As well as the points mentioned earlier, there were other elements that started chipping away at my design, and development processes. One of those was the speed at which I could produce the next project. Due to the fact that the projects I was working on at that particular time, needed to have a quick turnaround for my cashflow to remain healthy. I was up against it in terms of the quality of the work I could produce in the small window that I had.
I kicked the tyres on various products out there, including various all-in-one, ‘design, and we’ll spit out the code for you’, applications. I can see the hardcore developers readying their pitchforks, and burning torches with that last sentence.
But none were suited to me. It went against everything I had taught myself over the years. To create your best work, you design in Photoshop, you develop in a code editor (in my case, at that time, Espresso for Mac). That’s the done thing. Hardcore developers you may now lower your pitchforks. Normal service has resumed.
Concentrating on only the important elements you needed to produce something great
The one nugget though I took away from some of these applications was the cleanliness of their UIs, the stripped back appearance that was presented to you, their way of concentrating on only the important elements you needed to produce something great.
Which in turn, via a few Tweets that I stumbled upon shortly after, brought me to Sketch. Huzzah!!
Here was an application that could allow my focus to be brought back to the fore, increase my productivity, and give me a much needed kick up my bezier curved butt.
The focus, the simplicity, the stripping back of the superfluous from the UI
And the thing that switched me onto this application, from the Bohemian Coding crew was what I had seen in the products that I’d come across previously on my travels. The focus, the simplicity, the stripping back of the superfluous from the UI.
Can a product like Sketch change your creative output? Of course it can. It’s an extension of you when you sit down to design every day. If you’re looking at an application on your screen for 8, 9, 10 hours a day. If that application that’s staring you in the face for a long period of time, inside of that 27" box (I’m a Thunderbolt guy) makes getting element A, to look like element B a chore, does not provide you with a seamless experience, and makes you have to think more about those aspects, the creative side of your brain is not fully in the game.
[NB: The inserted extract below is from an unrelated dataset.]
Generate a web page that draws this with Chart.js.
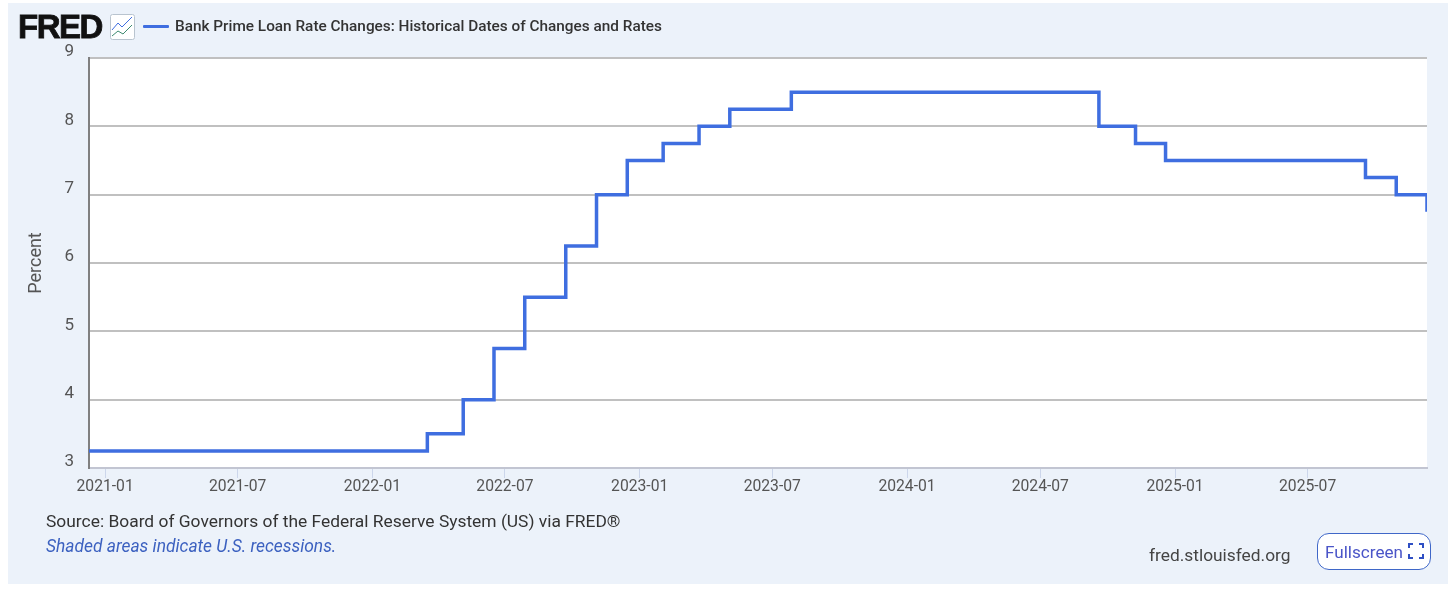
<!DOCTYPE html>
<html>
<head>
<meta charset="utf-8">
<title>Bank Prime Loan Rate Changes</title>
<script src="https://cdn.jsdelivr.net/npm/chart.js@4"></script>
<style>
  html, body { margin: 0; padding: 0; background: #fff; overflow: hidden; }
  #wrap { position: relative; width: 1456px; height: 590px; font-family: Roboto, sans-serif; }
  #panel { position: absolute; left: 8px; top: 3px; width: 1440px; height: 581px; background: #ecf2fa; }
  canvas { position: absolute; left: 0; top: 0; }
  .txt { position: absolute; white-space: nowrap; line-height: 20px; }
  #logo { left: 18px; top: 12px; font: bold 33px/30px "Liberation Sans", sans-serif; letter-spacing: -1.5px; color: #111; -webkit-text-stroke: 0.8px #111; }
  #icon { position: absolute; left: 110px; top: 14px; }
  #key { position: absolute; left: 143px; top: 25px; width: 26px; height: 3px; background: #3f6ee0; border-radius: 1px; }
  #legendText { left: 175px; top: 16px; font-size: 15.35px; font-weight: 500; color: #333; }
  #source { left: 46px; top: 511px; font-size: 17.4px; color: #333; }
  #shaded { left: 46px; top: 536px; font-size: 17.4px; font-style: italic; color: #3c61c0; }
  #site { left: 1149px; top: 545px; font-size: 17.35px; color: #444; }
  #full { position: absolute; left: 1317px; top: 533px; width: 114px; height: 37px; box-sizing: border-box; background: #fff; border: 1px solid #3f67c8; border-radius: 12px; }
  #fullText { left: 7px; top: 8px; font-size: 17.1px; color: #4a55c8; }
  #fullIcon { position: absolute; left: 90px; top: 9px; }
</style>
</head>
<body>
<div id="wrap">
  <div id="panel"></div>
  <canvas id="chart" width="1456" height="590"></canvas>
  <div class="txt" id="logo">FRED</div>
  <svg id="icon" width="25" height="26" viewBox="0 0 25 26">
    <rect x="0.5" y="0.5" width="24" height="25" rx="2" fill="#fff" stroke="#b9c4cf"/>
    <polyline points="2,16 8,9 12,13 22,3" fill="none" stroke="#3f6ee0" stroke-width="1"/>
    <polyline points="2,22 8,17 13,20 22,11" fill="none" stroke="#3d8a70" stroke-width="1"/>
  </svg>
  <div id="key"></div>
  <div class="txt" id="legendText">Bank Prime Loan Rate Changes: Historical Dates of Changes and Rates</div>
  <div class="txt" id="source">Source: Board of Governors of the Federal Reserve System (US) via FRED®</div>
  <div class="txt" id="shaded">Shaded areas indicate U.S. recessions.</div>
  <div class="txt" id="site">fred.stlouisfed.org</div>
  <div id="full">
    <div class="txt" id="fullText">Fullscreen</div>
    <svg id="fullIcon" width="16" height="16" viewBox="0 0 16 16" fill="none" stroke="#2f4fc4" stroke-width="2">
      <polyline points="1,5 1,1 5,1"/><polyline points="11,1 15,1 15,5"/>
      <polyline points="15,11 15,15 11,15"/><polyline points="5,15 1,15 1,11"/>
    </svg>
  </div>
</div>
<script>
'use strict'

// rate in force from each date on
const changeDates = ['2020-12-10', '2022-03-17', '2022-05-05', '2022-06-16', '2022-07-28', '2022-09-22',
  '2022-11-03', '2022-12-15', '2023-02-02', '2023-03-23', '2023-05-04', '2023-07-27',
  '2024-09-19', '2024-11-08', '2024-12-19', '2025-09-18', '2025-10-30', '2025-12-11'];
const rates = [3.25, 3.5, 4, 4.75, 5.5, 6.25, 7, 7.5, 7.75, 8, 8.25, 8.5, 8, 7.75, 7.5, 7.25, 7, 6.75];

const xTickLabels = ['2021-01', '2021-07', '2022-01', '2022-07', '2023-01', '2023-07', '2024-01', '2024-07', '2025-01', '2025-07'];
const yTicks = [3, 4, 5, 6, 7, 8, 9];

const xMin = Date.parse('2020-12-10');
const xMax = Date.parse('2025-12-11');

// white plot background, the panel behind it stays blue
const plotBackground = {
  id: 'plotBackground',
  beforeDraw(chart) {
    const a = chart.chartArea;
    chart.ctx.fillStyle = '#fff';
    chart.ctx.fillRect(a.left, a.top, a.right - a.left, a.bottom - a.top);
  }
};

new Chart(document.getElementById('chart'), {
  type: 'line',
  data: {
    datasets: [{
      label: 'Bank Prime Loan Rate Changes: Historical Dates of Changes and Rates',
      data: changeDates.map((d, i) => ({ x: Date.parse(d), y: rates[i] })),
      stepped: true,
      borderColor: '#3f6ee0',
      borderWidth: 3.5,
      pointRadius: 0,
      clip: 0
    }]
  },
  options: {
    responsive: false,
    animation: false,
    layout: { padding: { top: 58, right: 29, left: 0, bottom: 0 } },
    plugins: { legend: { display: false }, tooltip: { enabled: false } },
    scales: {
      x: {
        type: 'linear',
        min: xMin,
        max: xMax,
        afterBuildTicks(scale) {
          scale.ticks = xTickLabels.map(t => ({ value: Date.parse(t + '-01') }));
        },
        afterFit(scale) { scale.height = 122; },
        grid: { drawOnChartArea: false, tickLength: 10, tickColor: '#ccd6eb', tickWidth: 1 },
        border: { color: '#c2c5d2', width: 2 },
        ticks: {
          autoSkip: false,
          maxRotation: 0,
          padding: 0,
          color: '#555',
          font: { family: 'Roboto', size: 15.7 },
          callback: (v, i) => xTickLabels[i]
        }
      },
      y: {
        min: 3,
        max: 9,
        afterBuildTicks(scale) {
          scale.ticks = yTicks.map(v => ({ value: v }));
        },
        afterFit(scale) { scale.width = 89; },
        grid: { color: '#c0c0c0', lineWidth: 2, drawTicks: false },
        border: { color: '#808080', width: 2 },
        title: {
          display: true,
          text: 'Percent',
          color: '#555',
          font: { family: 'Roboto', size: 18 },
          padding: { top: 26, bottom: 0 }
        },
        ticks: {
          padding: 15,
          labelOffset: -6,
          color: '#555',
          font: { family: 'Roboto', size: 17 }
        }
      }
    }
  },
  plugins: [plotBackground]
});
</script>
</body>
</html>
It’s a great role to have each working day. Sketch enables this
Now Sketch in all it’s wondrous glory, is not a ‘one size fits all’ app. On many occasions I have seen discussions online about how designers will jump back to Illustrator, Affinity Designer/Photo, or Pixelmator for either creating their detailed vector art, or photo manipulation of some kind. That’s cool. Go do that. The day that Sketch becomes a Swiss pocket knife is the day it will become a clone of what has come before it. And that would suck! The folks at Bohemian Coding are smart people. They know the drill. That won’t be happening on their watch.
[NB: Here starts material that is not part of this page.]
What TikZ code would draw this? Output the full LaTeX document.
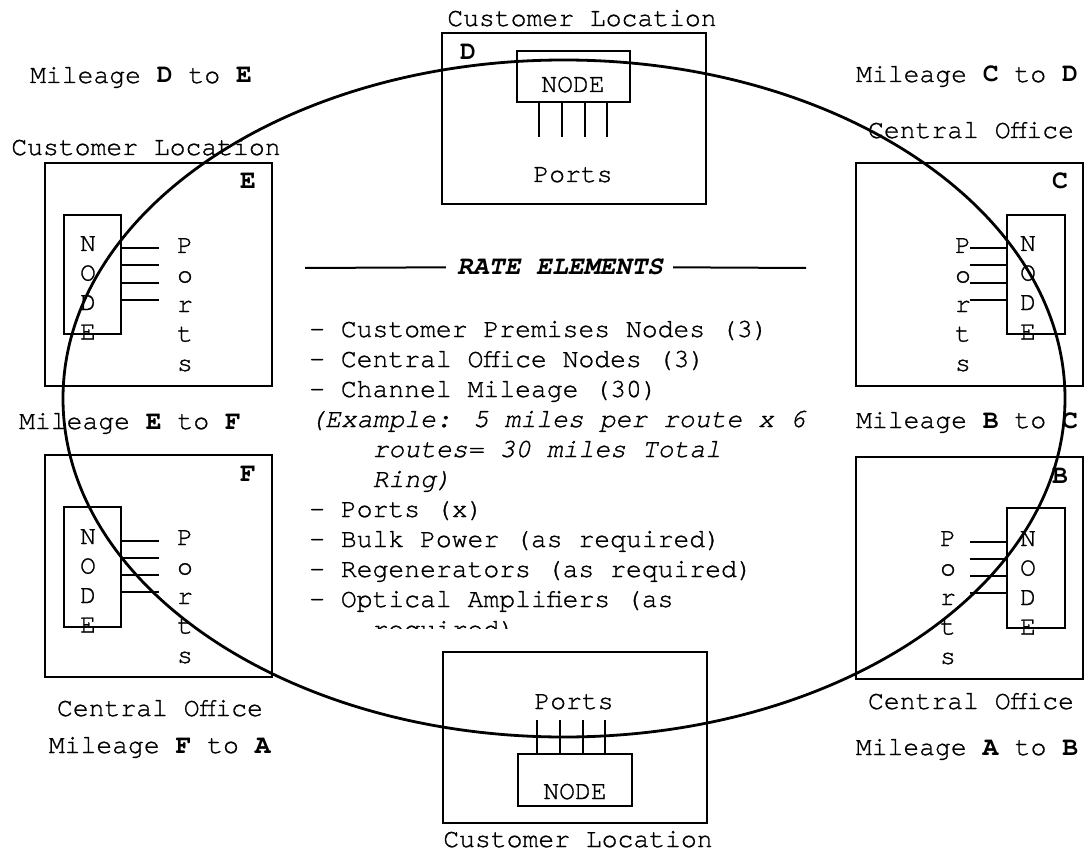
\documentclass[tikz,border=0pt]{standalone}
\usepackage{fontspec}
\setmainfont{texgyrecursor}[Extension=.otf,UprightFont=*-regular,BoldFont=*-bold,ItalicFont=*-italic,BoldItalicFont=*-bolditalic,UprightFeatures={FakeBold=1},ItalicFeatures={FakeBold=1}]
\begin{document}
\begin{tikzpicture}[x=1pt,y=-1pt,
  site/.style={draw,line width=1.8pt,inner sep=0pt,outer sep=0pt},
  nodebox/.style={draw,line width=1.8pt,inner sep=0pt,outer sep=0pt},
  port/.style={line width=2pt},
  lbl/.style={font=\fontsize{26.4}{30}\selectfont,inner sep=0pt,anchor=base},
  tag/.style={lbl,font=\fontsize{26.4}{30}\selectfont\bfseries}]
\useasboundingbox (0,0) rectangle (1089,850);

% the six sites
\node[site,minimum width=264pt,minimum height=171pt] (siteD) at (574,118.5) {};
\node[site,minimum width=264pt,minimum height=171pt] (siteA) at (575,737.5) {};
\node[site,minimum width=227pt,minimum height=223pt] (siteE) at (158.5,274.5) {};
\node[site,minimum width=227pt,minimum height=222pt] (siteF) at (158.5,566) {};
\node[site,minimum width=227pt,minimum height=223pt] (siteC) at (969.5,274.5) {};
\node[site,minimum width=227pt,minimum height=222pt] (siteB) at (969.5,568) {};

\node[tag] (tagD) at (468,60) {D};
\node[tag] (tagE) at (248,189) {E};
\node[tag] (tagF) at (248,481) {F};
\node[tag] (tagC) at (1060,189) {C};
\node[tag] (tagB) at (1060,483) {B};

% nodes inside the sites
\node[nodebox,minimum width=113pt,minimum height=51pt] (nodeD) at (573.3,76.5) {};
\node[nodebox,minimum width=114pt,minimum height=52pt] (nodeA) at (574.7,780) {};
\node[nodebox,minimum width=57pt,minimum height=119pt] (nodeE) at (92.5,274.5) {};
\node[nodebox,minimum width=57pt,minimum height=120pt] (nodeF) at (92.5,567) {};
\node[nodebox,minimum width=58pt,minimum height=119pt] (nodeC) at (1036,274.5) {};
\node[nodebox,minimum width=58pt,minimum height=120pt] (nodeB) at (1036,568) {};

\node[lbl] (txtD) at (573,92) {NODE};
\node[lbl] (portsD) at (573,182) {Ports};
\node[lbl] (txtA) at (575,799) {NODE};
\node[lbl] (portsA) at (574,709) {Ports};

\foreach \ch [count=\i from 0] in {N,O,D,E} {
  \node[lbl] (txtE\i) at (88,251+29.5*\i) {\ch};
  \node[lbl] (txtF\i) at (88,544+29.5*\i) {\ch};
  \node[lbl] (txtC\i) at (1028,251+29.5*\i) {\ch};
  \node[lbl] (txtB\i) at (1028,546+29.5*\i) {\ch};
}
\foreach \ch [count=\i from 0] in {P,o,r,t,s} {
  \node[lbl] (portsE\i) at (185,253+29.5*\i) {\ch};
  \node[lbl] (portsF\i) at (185,545+29.5*\i) {\ch};
  \node[lbl] (portsC\i) at (963,253+29.5*\i) {\ch};
  \node[lbl] (portsB\i) at (948,546+29.5*\i) {\ch};
}

% port lines
\foreach \dx in {-34,-11,11.4,34}
  \draw[port] (nodeD.south) ++(\dx,0) -- ++(0,35);
\foreach \dx in {-37.4,-14.7,8,30.6}
  \draw[port] (nodeA.north) ++(\dx,0) -- ++(0,-34);
\foreach \dy in {-26.5,-9,8.5,25.5} {
  \draw[port] (nodeE.east) ++(0,\dy) -- ++(38,0);
  \draw[port] (nodeC.west) ++(0,\dy) -- ++(-37,0);
}
\foreach \dy in {-26,-9,8,25} {
  \draw[port] (nodeF.east) ++(0,\dy) -- ++(38,0);
  \draw[port] (nodeB.west) ++(0,\dy) -- ++(-37,0);
}

% captions round the ring
\node[lbl] (locD) at (582,26) {Customer Location};
\node[lbl] (locE) at (146,155) {Customer Location};
\node[lbl] (locA) at (578,847) {Customer Location};
\node[lbl] (coC) at (971,138) {Central Office};
\node[lbl] (coF) at (160,716) {Central Office};
\node[lbl] (coB) at (971,709) {Central Office};
\node[lbl] (milDE) at (141,83) {Mileage \textbf{D} to \textbf{E}};
\node[lbl] (milCD) at (967,82) {Mileage \textbf{C} to \textbf{D}};
\node[lbl] (milEF) at (130,429) {Mileage \textbf{E} to \textbf{F}};
\node[lbl] (milBC) at (967,428) {Mileage \textbf{B} to \textbf{C}};
\node[lbl] (milFA) at (160,753) {Mileage \textbf{F} to \textbf{A}};
\node[lbl] (milAB) at (967,755) {Mileage \textbf{A} to \textbf{B}};

% rate elements
\node[lbl,font=\fontsize{26.4}{30}\selectfont\bfseries\itshape] (rate) at (560,275) {RATE ELEMENTS};
\draw[port] ([xshift=-11pt]rate.west) -- (305,268);
\draw[port] ([xshift=10pt]rate.east) -- (806,268);

\begin{scope}
\clip (290,300) rectangle (840,628);
\foreach \item [count=\i from 0] in {
  {- Customer Premises Nodes (3)},
  {- Central Office Nodes (3)},
  {- Channel Mileage (30)},
  {\itshape (Example: 5 miles per route x 6},
  {\hspace*{63.4pt}\itshape routes= 30 miles Total},
  {\hspace*{63.4pt}\itshape Ring)},
  {- Ports (x)},
  {- Bulk Power (as required)},
  {- Regenerators (as required)},
  {- Optical Amplifiers (as},
  {\hspace*{63.4pt}required)}}
  \node[lbl,anchor=base west] (item\i) at (309,337+30*\i) {\item};
\end{scope}

% the ring
\draw[line width=2.8pt] (564,398.5) ellipse [x radius=501pt, y radius=338.5pt];
\end{tikzpicture}
\end{document}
What Sketch has allowed me to do in the (nearly) 2 years I have been using it, is getting me back to being more focused than ever, on something I enjoy doing each, and every day. We’re lucky folks. We create cool stuff (that’s a technical term right there) for a living. How great is that? We put our thoughts, and our creations on the web for people to digest, and enjoy (or critique). It’s a great role to have each working day. Sketch enables this, more than any application I have used in a long time. And if that’s not enough to give you your design mojo back, I don’t know what is.